I do not know what to tell her, because I know we are not sailors. We are only two foolish and scared children.
5
PIGS IN THE MAÍZ
WHEN WE RIDE the horse away from Los Santos, my mind is numb. I tell myself I must be careful. I must be awake when I ride. Even at night there are guerrillas and soldiers on these paths. So I make the horse walk. My ears listen to every sound the night makes.
From here it will take one hour of riding to reach the town of Chollo. That is where I must leave the horse and find a truck that goes to Lake Izabal.
I feel sorry for Angelina. Her young mind does not yet understand what has happened. I know I will need to explain this night to her sometime, but tonight I am not sure I understand myself what has happened.
We ride on narrow paths across many fields, through valleys, and across steep ridges. Angelina taps my shoulder. “I want to go home,” she says.
I think carefully before I tell her, “We are going home.” This is true, because when you have no home, any place new can be home.
When I think we cannot ride the bony horse another step, I hear the sound of dance music. Ahead is Chollo, a busy town with electricity, cars, much noise, and garbage in the streets. Even in the middle of the night, there is the noise of trucks and music. Before I see the lights, I smell the smoke of motors.
It is too far to ride a horse from here to Lake Izabal, so before I reach Chollo, I get off and help Angelina to the ground. I wrap the halter rope around the horse’s neck so it will not tangle, then I slap the horse hard
and he gallops into the dark. He will make some lucky person a good horse.
After the horse disappears, I hope I have done what is right. It is too dark to look at the compass in my pocket, but I look up at the sky and find the North Star. That is the star that Uncle Ramos has told me will lead a sailor to the United States of America. Tonight the star must stay behind me if I want to go south and find Lake Izabal.

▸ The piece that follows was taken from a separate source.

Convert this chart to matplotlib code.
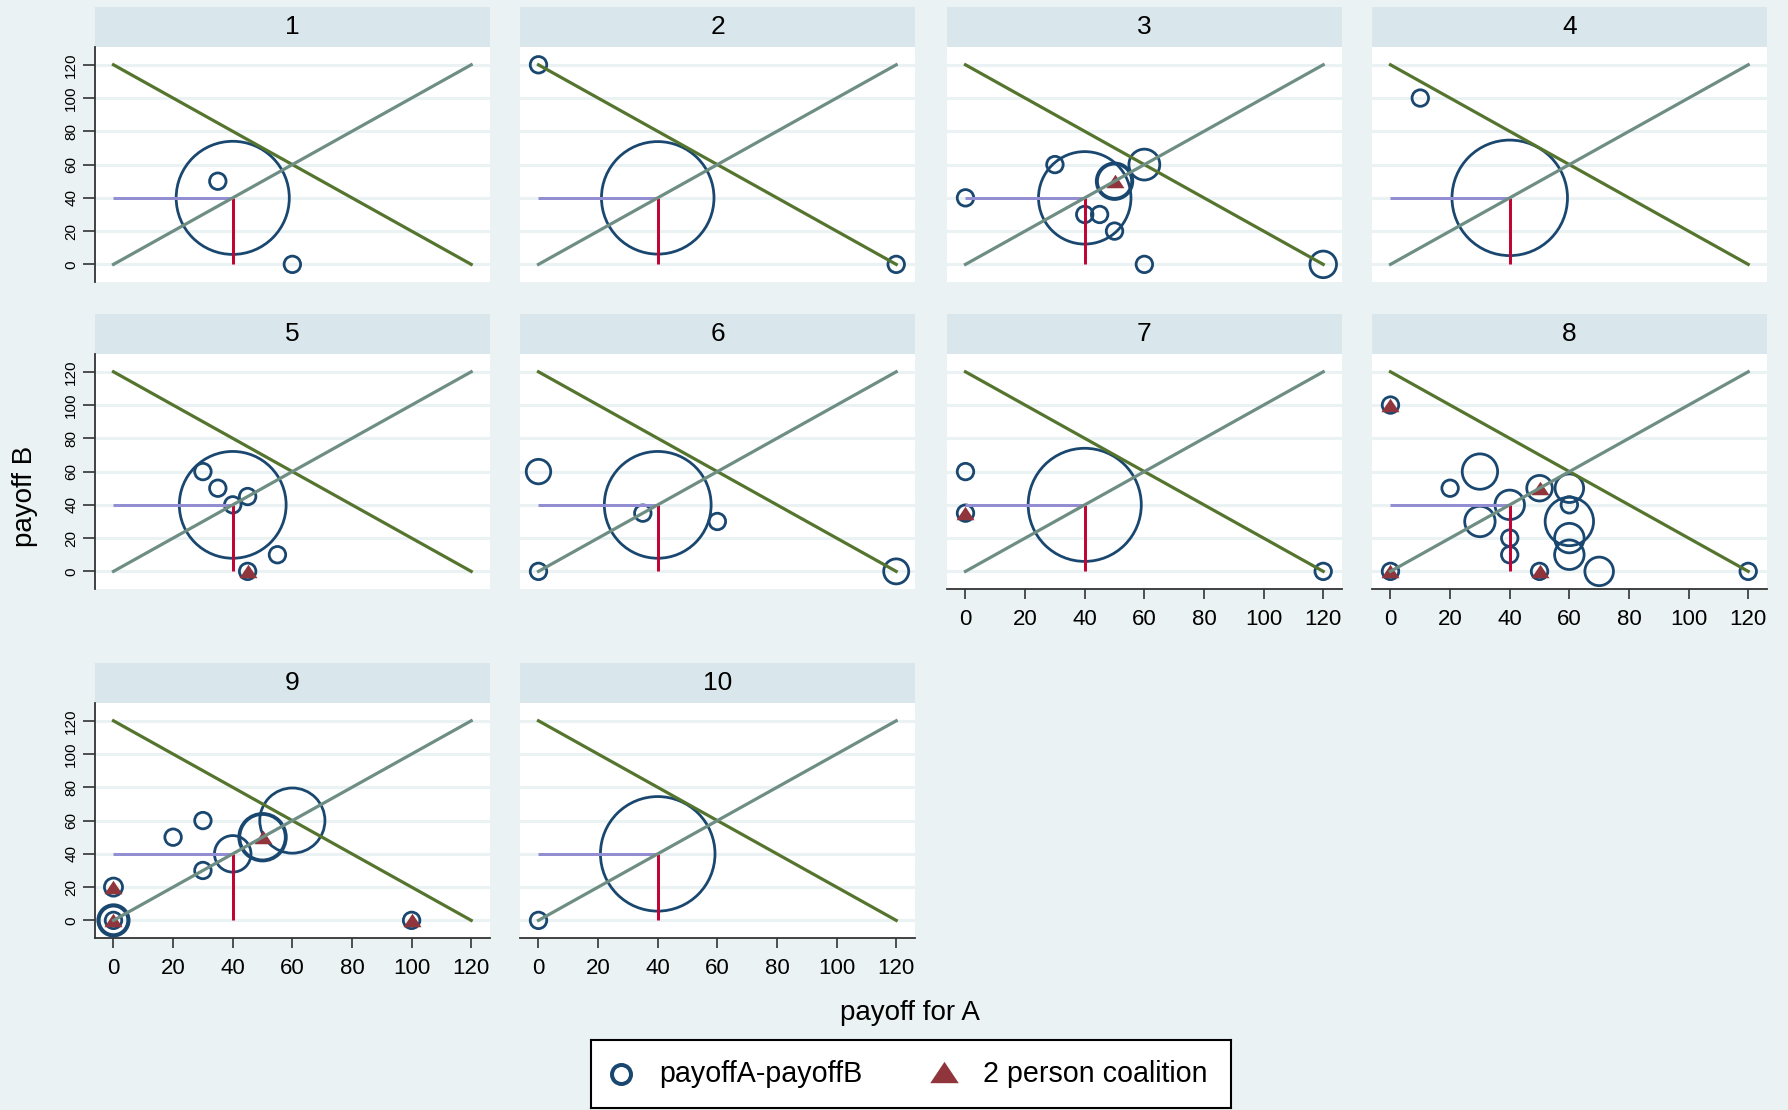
import matplotlib
matplotlib.use('Agg')
import matplotlib.pyplot as plt
from matplotlib.patches import Rectangle

plt.rcParams['font.family'] = ['Liberation Sans', 'DejaVu Sans']

# ---------------- data ----------------
panel_ids = [1, 2, 3, 4, 5, 6, 7, 8, 9, 10]

# weighted circles (payoffA-payoffB), weight = frequency
circle_x = {
    1: [40, 35, 60],
    2: [40, 0, 120],
    3: [40, 0, 30, 40, 45, 50, 60, 120, 60, 50, 50],
    4: [40, 10],
    5: [40, 30, 35, 40, 45, 55, 45],
    6: [40, 0, 0, 35, 60, 120],
    7: [40, 0, 0, 120],
    8: [0, 0, 20, 30, 40, 30, 40, 40, 50, 60, 60, 60, 60, 60, 70, 50, 120],
    9: [0, 0, 0, 0, 20, 30, 30, 40, 50, 50, 60, 100],
    10: [40, 0],
}
circle_y = {
    1: [40, 50, 0],
    2: [40, 120, 0],
    3: [40, 40, 60, 30, 30, 20, 0, 0, 60, 50, 50],
    4: [40, 100],
    5: [40, 60, 50, 40, 45, 10, 0],
    6: [40, 60, 0, 35, 30, 0],
    7: [40, 60, 35, 0],
    8: [100, 0, 50, 60, 40, 30, 20, 10, 50, 50, 40, 30, 20, 10, 0, 0, 0],
    9: [20, 0, 0, 0, 50, 60, 30, 40, 50, 50, 60, 0],
    10: [40, 0],
}
circle_w = {
    1: [47, 1, 1],
    2: [46.5, 1, 1],
    3: [31.4, 1, 1, 1, 1, 1, 1, 2.6, 3.5, 4.3, 4.9],
    4: [49, 1],
    5: [41.9, 1, 1, 1, 1, 1, 1],
    6: [41.9, 2.2, 1, 1, 1, 2.3],
    7: [47, 1, 1, 1],
    8: [1, 1, 1, 4.6, 3.2, 3.4, 1, 1, 2.4, 3, 1, 8.6, 3.2, 3.2, 3, 1, 1],
    9: [1.2, 1, 3, 3.6, 1, 1, 1, 4.9, 7.6, 8.3, 15.6, 1],
    10: [48.2, 1],
}

# 2 person coalitions
tri_x = {3: [50], 5: [45], 7: [0], 8: [0, 0, 50, 50], 9: [0, 0, 50, 100]}
tri_y = {3: [50], 5: [0], 7: [35], 8: [100, 0, 50, 0], 9: [20, 0, 50, 0]}

# reference lines
frontier_x = [0, 120]
frontier_y = [120, 0]
diag_x = [0, 120]
diag_y = [0, 120]
ref_x = 40
ref_y = 40

tick_vals = [0, 20, 40, 60, 80, 100, 120]
x_label = "payoff for A"
y_label = "payoff B"
legend_labels = ["payoffA-payoffB", "2 person coalition"]

# ---------------- style ----------------
W, H, DPI = 1788, 1110, 100
BG = '#eaf2f3'
HEADER = '#d9e6eb'
GRID = '#eaf2f3'
NAVY = '#1a476f'
MAROON = '#90353b'
FOREST = '#55752f'
TEAL = '#6e8e84'
CRAN = '#c10534'
LAV = '#938dd2'
PX = 72.0 / DPI  # points per pixel

col_left = [95, 520, 947, 1372]
row_top = [7, 314, 663]
PW, HH, AH = 395, 40, 235

fig = plt.figure(figsize=(W / DPI, H / DPI), dpi=DPI, facecolor=BG)

tri_marker = [(-1, -0.75), (1, -0.75), (0, 0.75), (-1, -0.75)]
base_s = (16.5 * PX) ** 2

for i, pid in enumerate(panel_ids):
    r, c = divmod(i, 4)
    left = col_left[c]
    top = row_top[r] + HH
    ax = fig.add_axes([left / W, 1 - (top + AH) / H, PW / W, AH / H])
    ax.set_facecolor('white')
    ax.set_xlim(-6.2, 126.3)
    ax.set_ylim(-10.6, 130.7)

    # header strip
    ax.add_patch(Rectangle((0, 1), 1, HH / AH, transform=ax.transAxes,
                           facecolor=HEADER, edgecolor='none', clip_on=False))
    ax.text(0.5, 1 + HH / AH / 2, str(pid), transform=ax.transAxes,
            ha='center', va='center', fontsize=19, color='black')

    ax.set_yticks(tick_vals)
    ax.set_xticks(tick_vals)
    ax.grid(axis='y', color=GRID, lw=2.2, zorder=0)
    ax.grid(axis='x', visible=False)
    ax.set_axisbelow(True)

    for s in ['top', 'right']:
        ax.spines[s].set_visible(False)
    show_left = (c == 0)
    show_bottom = pid in (7, 8, 9, 10)
    ax.spines['left'].set_visible(show_left)
    ax.spines['bottom'].set_visible(show_bottom)
    for s in ['left', 'bottom']:
        ax.spines[s].set_color('#333333')
        ax.spines[s].set_linewidth(1.3)

    ax.tick_params(axis='y', left=show_left, labelleft=show_left,
                   length=12 * PX, width=1.2, color='#333333',
                   labelsize=11, pad=3.5)
    if show_left:
        for lbl in ax.get_yticklabels():
            lbl.set_rotation(90)
            lbl.set_va('center')
    ax.tick_params(axis='x', bottom=show_bottom, labelbottom=show_bottom,
                   length=10 * PX, width=1.2, color='#333333',
                   labelsize=16, pad=7.5)

    # circles
    sizes = [w * base_s for w in circle_w[pid]]
    ax.scatter(circle_x[pid], circle_y[pid], s=sizes, facecolors='none',
               edgecolors=NAVY, linewidths=2.0, zorder=3, clip_on=False)
    # triangles
    if pid in tri_x:
        ax.scatter(tri_x[pid], tri_y[pid], s=(18 * PX) ** 2, marker=tri_marker,
                   color=MAROON, linewidths=0, zorder=4, clip_on=False)

    # reference lines
    ax.plot([0, ref_x], [ref_y, ref_y], color=LAV, lw=3 * PX, zorder=5,
            solid_capstyle='butt')
    ax.plot([ref_x, ref_x], [0, ref_y], color=CRAN, lw=3 * PX, zorder=5,
            solid_capstyle='butt')
    ax.plot(frontier_x, frontier_y, color=FOREST, lw=3.2 * PX, zorder=6)
    ax.plot(diag_x, diag_y, color=TEAL, lw=3.2 * PX, zorder=7)

# axis titles
fig.text(910 / W, 1 - 1013 / H, x_label, ha='center', va='center', fontsize=20)
fig.text(25 / W, 1 - 496 / H, y_label, ha='center', va='center', fontsize=20,
         rotation=90)

# legend box
lx0, lx1, ly0, ly1 = 591, 1231, 1040, 1108
lax = fig.add_axes([lx0 / W, 1 - ly1 / H, (lx1 - lx0) / W, (ly1 - ly0) / H])
lax.set_xlim(0, lx1 - lx0)
lax.set_ylim(0, ly1 - ly0)
lax.set_facecolor('white')
lax.set_xticks([])
lax.set_yticks([])
for s in lax.spines.values():
    s.set_color('black')
    s.set_linewidth(1.5)
ymid = (ly1 - ly0) / 2
lax.plot([621 - lx0], [ymid], marker='o', ms=19 * PX, mfc='none', mec=NAVY,
         mew=4 * PX, ls='none')
lax.text(659 - lx0, ymid, legend_labels[0], va='center', ha='left', fontsize=20.6)
lax.plot([944 - lx0], [ymid + 2], marker=tri_marker, ms=28.5 * PX, color=MAROON,
         mew=0, ls='none')
lax.text(983 - lx0, ymid, legend_labels[1], va='center', ha='left', fontsize=20.6)

fig.savefig('out.png', dpi=DPI, facecolor=BG)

We do not have any money to ride a bus, and it is very dangerous to travel alone in the middle of the night with a little sister. All that I can do is wait near the restaurante on the edge of Chollo. Here the trucks stop for food. I must find a truck to hide in.
I watch as a truck stops that has wood stacked high. The next truck has many chickens in cages. I let myself think that maybe Angelina and I can ride with the chickens, but then I think, no, Angelina will cry. Two buses go past. And then a truck stops that is carrying dried cobs of maíz. A canvas tarp covers the truck’s big box.
“Do you want to go ride with some maíz?” I ask Angelina.
“I want to go home,” she says stubbornly. Her bottom lip sticks out when she speaks like this.
“I think if you ride with me in the maíz, we will find home,” I tell her.
Slowly Angelina lets me lead her through the shadows of the buildings until we are close to the truck. I kneel beside Angelina. “Listen very carefully,” I tell her. “I need to go make room in the maíz. You wait here until I am ready. When I wave to you, run to me. Okay?”
She nods.
“Stay right here until you see me wave,” I say again more strongly.
Again she nods, and I let go of her hand. There is nobody in the street, so I run fast across the dim road until the shadow of the truck hides me. I look back, and Angelina waits patiently. Quickly I crawl up on the truck and pull the tarp to one side. The back is almost filled with dried cobs of maíz but there is room to ride. I turn and wave for Angelina to come.
She sees me and starts to walk toward the truck. When she is halfway across the street, a man walks around the corner of the building. I whisper very loud to Angelina, “Hurry!” but she stops and stares at the person. “Come!” I whisper, as loud as I dare.